*PROBLEM REQUIREMENTS:* Your task is to give the listing below back word for word, pictures excluded.

*DATA SEGMENT:*

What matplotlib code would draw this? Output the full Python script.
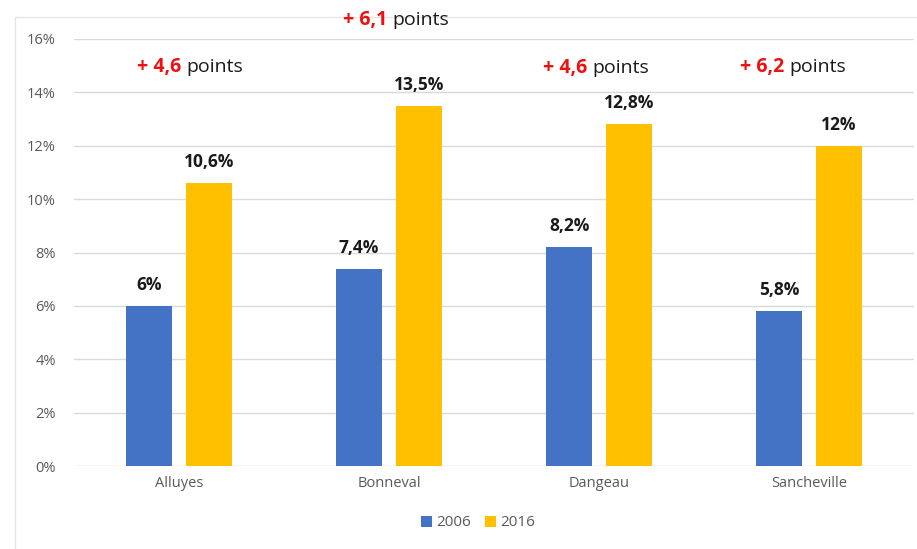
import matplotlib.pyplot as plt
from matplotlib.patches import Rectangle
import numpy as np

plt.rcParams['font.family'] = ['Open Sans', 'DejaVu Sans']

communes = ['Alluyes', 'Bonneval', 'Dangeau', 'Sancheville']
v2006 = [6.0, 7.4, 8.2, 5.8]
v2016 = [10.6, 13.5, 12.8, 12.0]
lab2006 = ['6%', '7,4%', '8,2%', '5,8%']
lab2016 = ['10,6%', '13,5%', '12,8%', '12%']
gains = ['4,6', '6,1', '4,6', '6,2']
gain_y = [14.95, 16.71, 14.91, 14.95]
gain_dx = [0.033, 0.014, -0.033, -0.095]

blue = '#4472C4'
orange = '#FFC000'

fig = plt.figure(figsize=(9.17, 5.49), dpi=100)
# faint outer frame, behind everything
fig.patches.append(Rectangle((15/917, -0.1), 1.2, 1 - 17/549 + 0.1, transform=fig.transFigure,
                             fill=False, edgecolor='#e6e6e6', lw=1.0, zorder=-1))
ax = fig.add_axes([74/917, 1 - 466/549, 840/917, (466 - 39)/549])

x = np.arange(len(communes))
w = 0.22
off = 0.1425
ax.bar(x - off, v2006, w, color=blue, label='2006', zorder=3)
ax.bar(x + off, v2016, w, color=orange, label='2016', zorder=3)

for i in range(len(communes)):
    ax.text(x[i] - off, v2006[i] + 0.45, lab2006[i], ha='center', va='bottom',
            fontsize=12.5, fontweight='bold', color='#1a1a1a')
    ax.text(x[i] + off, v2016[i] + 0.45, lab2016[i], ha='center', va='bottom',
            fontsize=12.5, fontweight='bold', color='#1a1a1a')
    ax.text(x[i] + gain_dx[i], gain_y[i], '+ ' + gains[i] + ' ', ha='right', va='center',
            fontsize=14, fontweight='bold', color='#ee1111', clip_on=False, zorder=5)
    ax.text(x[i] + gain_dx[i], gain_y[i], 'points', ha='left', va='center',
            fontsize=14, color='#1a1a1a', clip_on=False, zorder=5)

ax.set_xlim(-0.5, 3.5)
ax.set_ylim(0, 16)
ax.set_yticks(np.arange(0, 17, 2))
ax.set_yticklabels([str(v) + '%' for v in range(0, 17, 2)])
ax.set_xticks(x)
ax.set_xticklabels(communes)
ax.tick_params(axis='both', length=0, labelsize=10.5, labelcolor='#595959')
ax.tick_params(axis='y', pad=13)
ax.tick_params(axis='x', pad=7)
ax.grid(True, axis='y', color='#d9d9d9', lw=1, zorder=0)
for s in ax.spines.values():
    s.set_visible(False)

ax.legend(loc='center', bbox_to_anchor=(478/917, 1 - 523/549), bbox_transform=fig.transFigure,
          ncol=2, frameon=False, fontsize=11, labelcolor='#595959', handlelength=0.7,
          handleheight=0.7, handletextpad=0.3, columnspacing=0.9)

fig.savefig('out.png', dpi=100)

*EXERCISE OUTPUT:*
What matplotlib code would draw this? Output the full Python script.
import matplotlib.pyplot as plt
from matplotlib.patches import Rectangle
import numpy as np

plt.rcParams['font.family'] = ['Open Sans', 'DejaVu Sans']

communes = ['Alluyes', 'Bonneval', 'Dangeau', 'Sancheville']
v2006 = [6.0, 7.4, 8.2, 5.8]
v2016 = [10.6, 13.5, 12.8, 12.0]
lab2006 = ['6%', '7,4%', '8,2%', '5,8%']
lab2016 = ['10,6%', '13,5%', '12,8%', '12%']
gains = ['4,6', '6,1', '4,6', '6,2']
gain_y = [14.95, 16.71, 14.91, 14.95]
gain_dx = [0.033, 0.014, -0.033, -0.095]

blue = '#4472C4'
orange = '#FFC000'

fig = plt.figure(figsize=(9.17, 5.49), dpi=100)
# faint outer frame, behind everything
fig.patches.append(Rectangle((15/917, -0.1), 1.2, 1 - 17/549 + 0.1, transform=fig.transFigure,
                             fill=False, edgecolor='#e6e6e6', lw=1.0, zorder=-1))
ax = fig.add_axes([74/917, 1 - 466/549, 840/917, (466 - 39)/549])

x = np.arange(len(communes))
w = 0.22
off = 0.1425
ax.bar(x - off, v2006, w, color=blue, label='2006', zorder=3)
ax.bar(x + off, v2016, w, color=orange, label='2016', zorder=3)

for i in range(len(communes)):
    ax.text(x[i] - off, v2006[i] + 0.45, lab2006[i], ha='center', va='bottom',
            fontsize=12.5, fontweight='bold', color='#1a1a1a')
    ax.text(x[i] + off, v2016[i] + 0.45, lab2016[i], ha='center', va='bottom',
            fontsize=12.5, fontweight='bold', color='#1a1a1a')
    ax.text(x[i] + gain_dx[i], gain_y[i], '+ ' + gains[i] + ' ', ha='right', va='center',
            fontsize=14, fontweight='bold', color='#ee1111', clip_on=False, zorder=5)
    ax.text(x[i] + gain_dx[i], gain_y[i], 'points', ha='left', va='center',
            fontsize=14, color='#1a1a1a', clip_on=False, zorder=5)

ax.set_xlim(-0.5, 3.5)
ax.set_ylim(0, 16)
ax.set_yticks(np.arange(0, 17, 2))
ax.set_yticklabels([str(v) + '%' for v in range(0, 17, 2)])
ax.set_xticks(x)
ax.set_xticklabels(communes)
ax.tick_params(axis='both', length=0, labelsize=10.5, labelcolor='#595959')
ax.tick_params(axis='y', pad=13)
ax.tick_params(axis='x', pad=7)
ax.grid(True, axis='y', color='#d9d9d9', lw=1, zorder=0)
for s in ax.spines.values():
    s.set_visible(False)

ax.legend(loc='center', bbox_to_anchor=(478/917, 1 - 523/549), bbox_transform=fig.transFigure,
          ncol=2, frameon=False, fontsize=11, labelcolor='#595959', handlelength=0.7,
          handleheight=0.7, handletextpad=0.3, columnspacing=0.9)

fig.savefig('out.png', dpi=100)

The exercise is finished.